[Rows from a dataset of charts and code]
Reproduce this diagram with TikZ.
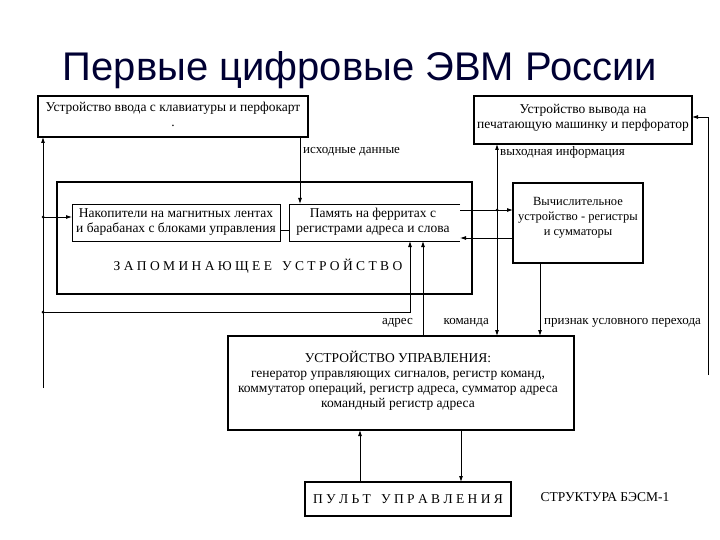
\documentclass[tikz,border=0pt]{standalone}
\usepackage{fontspec}
\setmainfont{Liberation Serif}
\newfontfamily\titlefont{Liberation Sans}
\usetikzlibrary{arrows.meta}
\begin{document}
\begin{tikzpicture}[x=1pt,y=-1pt,
  thickbox/.style={draw,line width=2pt},
  thinbox/.style={draw,line width=0.8pt},
  conn/.style={line width=0.8pt},
  arr/.style={conn,-{Latex[length=6pt,width=4pt]}},
  lbl/.style={font=\fontsize{13}{14}\selectfont,inner sep=1pt},
  txt/.style={font=\fontsize{13.5}{15}\selectfont,align=center}]
\useasboundingbox (0,0) rectangle (720,540);
\node[font=\titlefont\fontsize{40}{46}\selectfont,text=black!80!blue] (title) at (360,70) {Первые цифровые ЭВМ России};
% boxes
\draw[thickbox] (38,96) rectangle (308,137);
\node[txt] (in) at (173,114) {Устройство ввода с клавиатуры и перфокарт\\.};
\draw[thickbox] (474,96) rectangle (692,144);
\node[txt] (out) at (583,118) {Устройство вывода на\\печатающую машинку и перфоратор};
\draw[thickbox] (57,182) rectangle (472,294);
\node[txt] (stor) at (258,266) {З А П О М И Н А Ю Щ Е Е \ \ У С Т Р О Й С Т В О};
\draw[thinbox] (72,204) rectangle (280,241);
\node[txt] (nak) at (176,222) {Накопители на магнитных лентах\\и барабанах с блоками управления};
\draw[thinbox] (460,204) -- (289,204) -- (289,241) -- (460,241);
\node[txt] (mem) at (373,222) {Память на ферритах с\\регистрами адреса и слова};
\draw[thickbox] (513,183) rectangle (643,263);
\node[txt,font=\fontsize{12.5}{15}\selectfont] (comp) at (578,218) {Вычислительное\\устройство - регистры\\и сумматоры};
\draw[thickbox] (228,336) rectangle (574,430);
\node[txt] (ctl) at (398,381) {УСТРОЙСТВО УПРАВЛЕНИЯ:\\генератор управляющих сигналов, регистр команд,\\коммутатор операций, регистр адреса, сумматор адреса\\командный регистр адреса};
\draw[thickbox] (305,482) rectangle (511,516);
\node[txt] (pult) at (408,499) {П У Л Ь Т \ \ У П Р А В Л Е Н И Я};
\node[txt] (str) at (605,497) {СТРУКТУРА БЭСМ-1};
% connectors
\coordinate (a1) at (300,137); \coordinate (a2) at (300,204);
\draw[arr] (a1) -- (a2);
\node[lbl,anchor=west] (l1) at (302,152) {исходные данные};
\coordinate (b0) at (43,388); \coordinate (b1) at (43,137);
\draw[arr] (b0) -- (b1);
\coordinate (b2) at (43,217); \coordinate (b3) at (72,217);
\draw[arr] (b2) -- (b3);
\fill (b2) circle (1.5pt);
\coordinate (c1) at (280,230); \coordinate (c2) at (289,230);
\draw[conn] (c1) -- (c2);
\coordinate (d0) at (43,312); \coordinate (d1) at (410,312); \coordinate (d2) at (410,241);
\fill (d0) circle (1.5pt);
\draw[arr] (d0) -- (d1) -- (d2);
\coordinate (e0) at (423,336); \coordinate (e1) at (423,241);
\draw[arr] (e0) -- (e1);
\node[lbl,anchor=east] (l2) at (414,323) {адрес};
\coordinate (f0) at (497,210); \coordinate (f1) at (497,144); \coordinate (f2) at (497,336);
\draw[arr] (f0) -- (f1);
\draw[arr] (f0) -- (f2);
\node[lbl,anchor=west] (l3) at (499,152) {выходная информация};
\node[lbl,anchor=east] (l4) at (490,323) {команда};
\coordinate (g0) at (460,210); \coordinate (g1) at (513,210);
\draw[arr] (g0) -- (g1);
\fill (f0) circle (1.5pt);
\coordinate (h0) at (513,238); \coordinate (h1) at (460,238);
\draw[arr] (h0) -- (h1);
\coordinate (i0) at (540,263); \coordinate (i1) at (540,336);
\draw[arr] (i0) -- (i1);
\node[lbl,anchor=west] (l5) at (543,323) {признак условного перехода};
\coordinate (j0) at (708,375); \coordinate (j1) at (708,117); \coordinate (j2) at (692,117);
\draw[arr] (j0) -- (j1) -- (j2);
\coordinate (k0) at (360,482); \coordinate (k1) at (360,430);
\draw[arr] (k0) -- (k1);
\coordinate (m0) at (461,430); \coordinate (m1) at (461,482);
\draw[arr] (m0) -- (m1);
\end{tikzpicture}
\end{document}
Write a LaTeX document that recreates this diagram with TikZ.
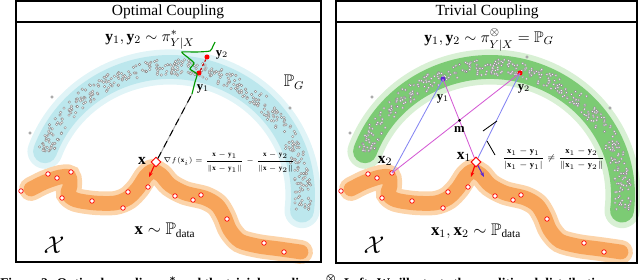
\documentclass[tikz,border=0pt]{standalone}
\usepackage{amsmath,amssymb}
\usepackage{fontspec}
\setmainfont{Liberation Serif}
\usetikzlibrary{arrows.meta,shapes.geometric}

\definecolor{cyaninner}{HTML}{BCE7ED}
\definecolor{cyanouter}{HTML}{E0F4F7}
\definecolor{greeninner}{HTML}{7CCB74}
\definecolor{greenouter}{HTML}{D8F0D4}
\definecolor{orangeinner}{HTML}{F7A45A}
\definecolor{orangeouter}{HTML}{FCD4AA}
\definecolor{lineblue}{HTML}{8585F2}
\definecolor{linemag}{HTML}{D45AD4}
\definecolor{ptpurple}{HTML}{5A28D2}

% band through the generated samples and band through the data
\newcommand{\genpath}{(170,195) ++(-160:133 and 128) arc[start angle=-160, end angle=7, x radius=133, y radius=128]}
\newcommand{\datapath}{plot[smooth] coordinates {(31,189) (45,182) (60,177) (69,177) (70,186) (68,194) (76,200) (95,203) (115,203) (128,198) (138,188) (146,176) (153,171) (161,175) (170,185) (185,193) (205,198) (217,205) (224,216) (230,230) (240,241) (258,246) (280,249) (301,252)}}

\begin{document}
\begin{tikzpicture}[x=0.025cm, y=-0.025cm,
    panel/.style={draw=black, line width=1.1pt},
    ptitle/.style={font=\fontsize{11}{13}\selectfont},
    dpt/.style={circle, draw=red, fill=white, line width=0.5pt, inner sep=0pt, minimum size=3.2pt},
    bigpt/.style={diamond, draw=red, fill=white, line width=0.6pt, inner sep=0pt, minimum size=7pt},
    ydot/.style={circle, fill=#1, inner sep=0pt, minimum size=3.6pt},
    gdot/.style={draw=black!45, fill=white, line width=0.3pt},
    harrow/.style={-{Stealth[length=3.5pt]}, line width=0.8pt},
    bline/.style={lineblue, line width=0.6pt},
    mline/.style={linemag, line width=0.6pt}
  ]
    \useasboundingbox (0,0) rectangle (640,279);

    % Bands and samples, same in both panels
    \foreach \ox/\bin/\bout in {0/cyaninner/cyanouter, 320/greeninner/greenouter}{
      \begin{scope}[shift={(\ox,0)}]
        \draw[\bout, line width=25pt, line cap=round] \genpath;
        \draw[\bin, line width=17pt, line cap=round] \genpath;
        \pgfmathsetseed{4711}
        \foreach \i in {1,...,420}{
          \pgfmathsetmacro\t{-76.5+83.5*rand}
          \pgfmathsetmacro\r{8*rand}
          \draw[gdot] ({170+(133+\r)*cos(\t)},{195+(128+\r)*sin(\t)}) circle (0.9pt);
        }
        \foreach \p in {(52,97),(290,108),(30,133),(207,57)}
          \draw[gdot] \p circle (0.9pt);
        \draw[orangeouter, line width=17pt, line cap=round] \datapath;
        \draw[orangeinner, line width=10.5pt, line cap=round] \datapath;
        \foreach \p in {(21,191),(48,174),(57,178),(62,198),(92,201),(123,208),(128,192),(148,187),(175,196),(193,200),(201,195),(227,219),(264,243),(284,252)}
          \node[dpt] at \p {};
      \end{scope}
    }

    % Left panel: Optimal Coupling
    \draw[panel] (16,1) rectangle (321,262);
    \draw[panel] (16,22) -- (321,22);
    \node[ptitle] (ltitle) at (168,11.5) {Optimal Coupling};
    \node[font=\fontsize{11}{13}\selectfont] (lhead) at (150,40) {$\mathbf{y}_1,\mathbf{y}_2\sim\pi^{*}_{Y|X}$};
    \node[font=\fontsize{12}{14}\selectfont] (lpg) at (294,82) {$\mathbb{P}_G$};
    \node[dpt] (lxo) at (71,172) {};
    \node[bigpt] (lx) at (156,162) {};
    \node[font=\fontsize{11}{13}\selectfont] (lxl) at (142,161) {$\mathbf{x}$};
    \coordinate (lxa) at (149,177);
    \coordinate (lend) at (192,94);
    \node[ydot=red] (ly1) at (199,73) {};
    \node[ydot=red] (ly2) at (207,57) {};
    \node[font=\fontsize{9}{11}\selectfont] at (203,89) {$\mathbf{y}_1$};
    \node[font=\fontsize{9}{11}\selectfont] at (222,55) {$\mathbf{y}_2$};
    \draw[black!35, line width=0.7pt] (lx) -- (lend);
    \draw[black, line width=0.7pt, dash pattern=on 5pt off 4pt] (lx) -- (lend);
    \draw[green!60!black, line width=0.8pt] plot[smooth, tension=0.4] coordinates {(192,94) (195,82) (197,74) (190,69) (194,63) (186,56) (182,52) (196,52) (210,51) (213,46) (215,42)};
    \draw[red!80!black, line width=0.8pt, dash pattern=on 2pt off 1.5pt] (ly1) -- (ly2);
    \draw[harrow, red] (lx) -- (lxa);
    \node[anchor=west, font=\fontsize{5}{6}\selectfont, inner sep=0pt] (lgrad) at (163,162) {$\displaystyle\nabla f(\mathbf{x}_i)=\frac{\mathbf{x}-\mathbf{y}_1}{\|\mathbf{x}-\mathbf{y}_1\|}-\frac{\mathbf{x}-\mathbf{y}_2}{\|\mathbf{x}-\mathbf{y}_2\|}$};
    \node[font=\fontsize{12}{14}\selectfont] (ldata) at (165,230) {$\mathbf{x}\sim\mathbb{P}_{\mathrm{data}}$};
    \node[font=\fontsize{17}{20}\selectfont] (lspace) at (54,245) {$\mathcal{X}$};

    % Right panel: Trivial Coupling
    \draw[panel] (336,1) rectangle (637,263);
    \draw[panel] (336,22) -- (637,22);
    \node[ptitle] (rtitle) at (487,11.5) {Trivial Coupling};
    \node[font=\fontsize{11}{13}\selectfont] (rhead) at (489,40) {$\mathbf{y}_1,\mathbf{y}_2\sim\pi^{\otimes}_{Y|X}=\mathbb{P}_G$};
    \node[ydot=ptpurple] (ry1) at (443,79) {};
    \node[ydot=red] (ry2) at (520,73) {};
    \node[font=\fontsize{9}{11}\selectfont] at (443,99) {$\mathbf{y}_1$};
    \node[font=\fontsize{9}{11}\selectfont] at (524,89) {$\mathbf{y}_2$};
    \node[dpt] (rx2) at (392,173) {};
    \node[bigpt] (rx1) at (476,162) {};
    \node[font=\fontsize{11}{13}\selectfont] at (385,161) {$\mathbf{x}_2$};
    \node[font=\fontsize{11}{13}\selectfont] at (464,157) {$\mathbf{x}_1$};
    \draw[bline] (ry1.center) -- (rx2.center);
    \draw[mline] (ry1.center) -- (rx1.center);
    \draw[bline] (ry2.center) -- (rx1.center);
    \draw[mline] (ry2.center) -- (rx2.center);
    \coordinate (m) at (intersection of ry1--rx1 and ry2--rx2);
    \fill (m) circle (1.1pt);
    \node[font=\fontsize{9}{11}\selectfont, below=1pt] at (m) {$\mathbf{m}$};
    \coordinate (ga) at (483,131);
    \coordinate (gb) at (497,121);
    \coordinate (gc) at (487,141);
    \coordinate (gd) at (495,155);
    \draw[line width=0.6pt] (ga) -- (gb);
    \draw[line width=0.6pt] (gc) -- (gd);
    \node[bigpt] at (rx1) {};
    \coordinate (rxa) at (471,177);
    \coordinate (rxb) at (484,177);
    \draw[harrow, red] (rx1) -- (rxa);
    \draw[harrow, ptpurple] (rx1) -- (rxb);
    \node[anchor=west, font=\fontsize{6}{7}\selectfont, inner sep=0pt] (rgrad) at (502,159) {$\displaystyle\frac{\mathbf{x}_1-\mathbf{y}_1}{|\mathbf{x}_1-\mathbf{y}_1|}\neq\frac{\mathbf{x}_1-\mathbf{y}_2}{\|\mathbf{x}_1-\mathbf{y}_2\|}$};
    \node[font=\fontsize{12}{14}\selectfont] (rdata) at (476,231) {$\mathbf{x}_1,\mathbf{x}_2\sim\mathbb{P}_{\mathrm{data}}$};
    \node[font=\fontsize{17}{20}\selectfont] (rspace) at (374,245) {$\mathcal{X}$};

    % Caption, cut by the page edge
    \node[anchor=base west, inner sep=0pt, font=\fontsize{9.5}{11}\selectfont\bfseries] (cap) at (0,287) {Figure 2: Optimal coupling $\boldsymbol{\pi^*}$ and the trivial coupling $\boldsymbol{\pi^{\otimes}}$. Left: We illustrate the conditional distribution};
\end{tikzpicture}
\end{document}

> _DIRECTIVE_
Find and copy every line in the entries above where the string "with" occurs.

> _EXERCISE RESPONSE_
Reproduce this diagram with TikZ.
Write a LaTeX document that recreates this diagram with TikZ.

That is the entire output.